Data extract.
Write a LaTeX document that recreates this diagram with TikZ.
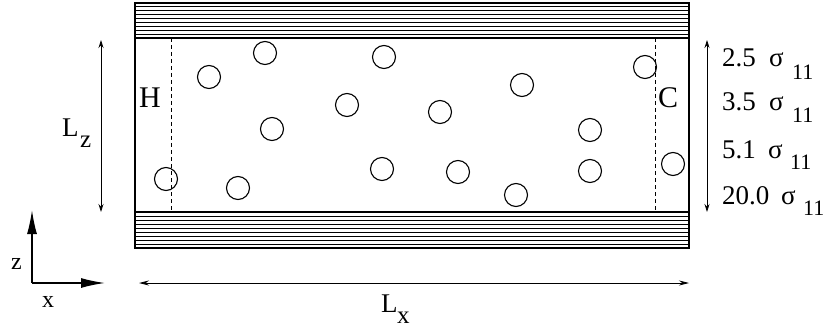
\documentclass[tikz,border=0pt]{standalone}
\usepackage{fontspec}
\setmainfont{Liberation Serif}
\newfontfamily\tnr{Liberation Serif}
\usetikzlibrary{arrows.meta}
\begin{document}
\begin{tikzpicture}[x=1pt,y=-1pt,
  wallbox/.style={draw=black,line width=1.3pt},
  wallline/.style={draw=black,line width=0.9pt},
  cellbox/.style={draw=black,line width=1.7pt},
  interface/.style={draw=black,line width=0.9pt,dash pattern=on 4pt off 3pt},
  particle/.style={circle,draw=black,line width=1.1pt,minimum size=23pt,inner sep=0pt},
  dimarrow/.style={draw=black,line width=0.8pt,{Stealth[length=8pt,width=5pt]}-{Stealth[length=8pt,width=5pt]}},
  axisarrow/.style={draw=black,line width=1.5pt,-{Latex[length=24pt,width=10pt]}},
  lbl/.style={inner sep=0pt,anchor=base west}]
\useasboundingbox (0,0) rectangle (826,331);
% walls
\draw[wallbox] (135,3) rectangle (689,38);
\foreach \i in {1,...,8} \draw[wallline] (135,{3+\i*35/9}) -- (689,{3+\i*35/9});
\draw[wallbox] (135,212) rectangle (689,248);
\foreach \i in {1,...,8} \draw[wallline] (135,{212+\i*4}) -- (689,{212+\i*4});
% cell
\draw[cellbox] (135,38) rectangle (689,212);
\draw[interface] (171,38) -- (171,212);
\draw[interface] (655,38) -- (655,212);
% particles
\node[particle] (p1) at (265,53) {};
\node[particle] (p2) at (209,77) {};
\node[particle] (p3) at (384,57) {};
\node[particle] (p4) at (272,129) {};
\node[particle] (p5) at (347,105) {};
\node[particle] (p6) at (440,112) {};
\node[particle] (p7) at (522,85) {};
\node[particle] (p8) at (645,67) {};
\node[particle] (p9) at (590,130) {};
\node[particle] (p10) at (166,179) {};
\node[particle] (p11) at (238,188) {};
\node[particle] (p12) at (382,169) {};
\node[particle] (p13) at (458,172) {};
\node[particle] (p14) at (516,195) {};
\node[particle] (p15) at (590,171) {};
\node[particle] (p16) at (673,164) {};
% H and C
\node[lbl,font=\tnr\fontsize{30}{30}\selectfont] (H) at (139,108) {H};
\node[lbl,font=\tnr\fontsize{30}{30}\selectfont] (C) at (658,108) {C};
% Lz
\coordinate (lzt) at (101,40);
\coordinate (lzb) at (101,212);
\draw[dimarrow] (lzt) -- (lzb);
\node[lbl,font=\tnr\fontsize{27}{27}\selectfont] (Lz) at (62,137) {L};
\node[lbl,font=\tnr\fontsize{25}{25}\selectfont] (Lzs) at (80,148) {z};
% right arrow
\coordinate (rt) at (707,40);
\coordinate (rb) at (707,212);
\draw[dimarrow] (rt) -- (rb);
\foreach \n/\yb/\ys/\xs/\xi in {2.5/67/80/769/792, 3.5/111/123/769/792, 5.1/158/169/768/790, 20.0/204/215/781/803}{
  \node[lbl,font=\tnr\fontsize{27}{27}\selectfont] at (722,\yb) {\n};
  \node[lbl,font=\tnr\fontsize{27}{27}\selectfont] at (\xs,\yb) {σ};
  \node[lbl,font=\tnr\fontsize{22}{22}\selectfont] at (\xi,\ys) {11};
}
% Lx
\coordinate (lxl) at (139,283);
\coordinate (lxr) at (689,283);
\draw[draw=black,line width=0.9pt,{Stealth[length=10pt,width=5pt]}-{Stealth[length=10pt,width=5pt]}] (lxl) -- (lxr);
\node[lbl,font=\tnr\fontsize{27}{27}\selectfont] (Lx) at (381,312) {L};
\node[lbl,font=\tnr\fontsize{25}{25}\selectfont] (Lxs) at (397,323) {x};
% axes
\coordinate (o) at (32,283);
\coordinate (zt) at (32,210);
\coordinate (xr) at (105,283);
\draw[axisarrow] (o) -- (zt);
\draw[axisarrow] (o) -- (xr);
\node[lbl,font=\tnr\fontsize{24}{24}\selectfont] (zl) at (11,269) {z};
\node[lbl,font=\tnr\fontsize{24}{24}\selectfont] (xl) at (42,307) {x};
\end{tikzpicture}
\end{document}
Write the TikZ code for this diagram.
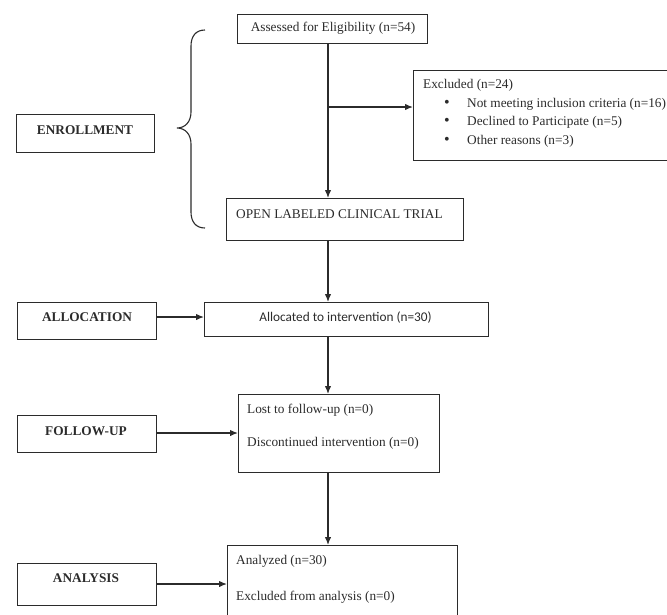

Exercise description. Except for the pictures, reproduce every line exactly.

The reply.
Write a LaTeX document that recreates this diagram with TikZ.
\documentclass[tikz,border=0pt]{standalone}
\usepackage{fontspec}
\setmainfont{Liberation Serif}
\newfontfamily\tnr{Liberation Serif}
\usetikzlibrary{arrows.meta}
\begin{document}
\begin{tikzpicture}[x=1pt,y=-1pt,
  wallbox/.style={draw=black,line width=1.3pt},
  wallline/.style={draw=black,line width=0.9pt},
  cellbox/.style={draw=black,line width=1.7pt},
  interface/.style={draw=black,line width=0.9pt,dash pattern=on 4pt off 3pt},
  particle/.style={circle,draw=black,line width=1.1pt,minimum size=23pt,inner sep=0pt},
  dimarrow/.style={draw=black,line width=0.8pt,{Stealth[length=8pt,width=5pt]}-{Stealth[length=8pt,width=5pt]}},
  axisarrow/.style={draw=black,line width=1.5pt,-{Latex[length=24pt,width=10pt]}},
  lbl/.style={inner sep=0pt,anchor=base west}]
\useasboundingbox (0,0) rectangle (826,331);
% walls
\draw[wallbox] (135,3) rectangle (689,38);
\foreach \i in {1,...,8} \draw[wallline] (135,{3+\i*35/9}) -- (689,{3+\i*35/9});
\draw[wallbox] (135,212) rectangle (689,248);
\foreach \i in {1,...,8} \draw[wallline] (135,{212+\i*4}) -- (689,{212+\i*4});
% cell
\draw[cellbox] (135,38) rectangle (689,212);
\draw[interface] (171,38) -- (171,212);
\draw[interface] (655,38) -- (655,212);
% particles
\node[particle] (p1) at (265,53) {};
\node[particle] (p2) at (209,77) {};
\node[particle] (p3) at (384,57) {};
\node[particle] (p4) at (272,129) {};
\node[particle] (p5) at (347,105) {};
\node[particle] (p6) at (440,112) {};
\node[particle] (p7) at (522,85) {};
\node[particle] (p8) at (645,67) {};
\node[particle] (p9) at (590,130) {};
\node[particle] (p10) at (166,179) {};
\node[particle] (p11) at (238,188) {};
\node[particle] (p12) at (382,169) {};
\node[particle] (p13) at (458,172) {};
\node[particle] (p14) at (516,195) {};
\node[particle] (p15) at (590,171) {};
\node[particle] (p16) at (673,164) {};
% H and C
\node[lbl,font=\tnr\fontsize{30}{30}\selectfont] (H) at (139,108) {H};
\node[lbl,font=\tnr\fontsize{30}{30}\selectfont] (C) at (658,108) {C};
% Lz
\coordinate (lzt) at (101,40);
\coordinate (lzb) at (101,212);
\draw[dimarrow] (lzt) -- (lzb);
\node[lbl,font=\tnr\fontsize{27}{27}\selectfont] (Lz) at (62,137) {L};
\node[lbl,font=\tnr\fontsize{25}{25}\selectfont] (Lzs) at (80,148) {z};
% right arrow
\coordinate (rt) at (707,40);
\coordinate (rb) at (707,212);
\draw[dimarrow] (rt) -- (rb);
\foreach \n/\yb/\ys/\xs/\xi in {2.5/67/80/769/792, 3.5/111/123/769/792, 5.1/158/169/768/790, 20.0/204/215/781/803}{
  \node[lbl,font=\tnr\fontsize{27}{27}\selectfont] at (722,\yb) {\n};
  \node[lbl,font=\tnr\fontsize{27}{27}\selectfont] at (\xs,\yb) {σ};
  \node[lbl,font=\tnr\fontsize{22}{22}\selectfont] at (\xi,\ys) {11};
}
% Lx
\coordinate (lxl) at (139,283);
\coordinate (lxr) at (689,283);
\draw[draw=black,line width=0.9pt,{Stealth[length=10pt,width=5pt]}-{Stealth[length=10pt,width=5pt]}] (lxl) -- (lxr);
\node[lbl,font=\tnr\fontsize{27}{27}\selectfont] (Lx) at (381,312) {L};
\node[lbl,font=\tnr\fontsize{25}{25}\selectfont] (Lxs) at (397,323) {x};
% axes
\coordinate (o) at (32,283);
\coordinate (zt) at (32,210);
\coordinate (xr) at (105,283);
\draw[axisarrow] (o) -- (zt);
\draw[axisarrow] (o) -- (xr);
\node[lbl,font=\tnr\fontsize{24}{24}\selectfont] (zl) at (11,269) {z};
\node[lbl,font=\tnr\fontsize{24}{24}\selectfont] (xl) at (42,307) {x};
\end{tikzpicture}
\end{document}
Write the TikZ code for this diagram.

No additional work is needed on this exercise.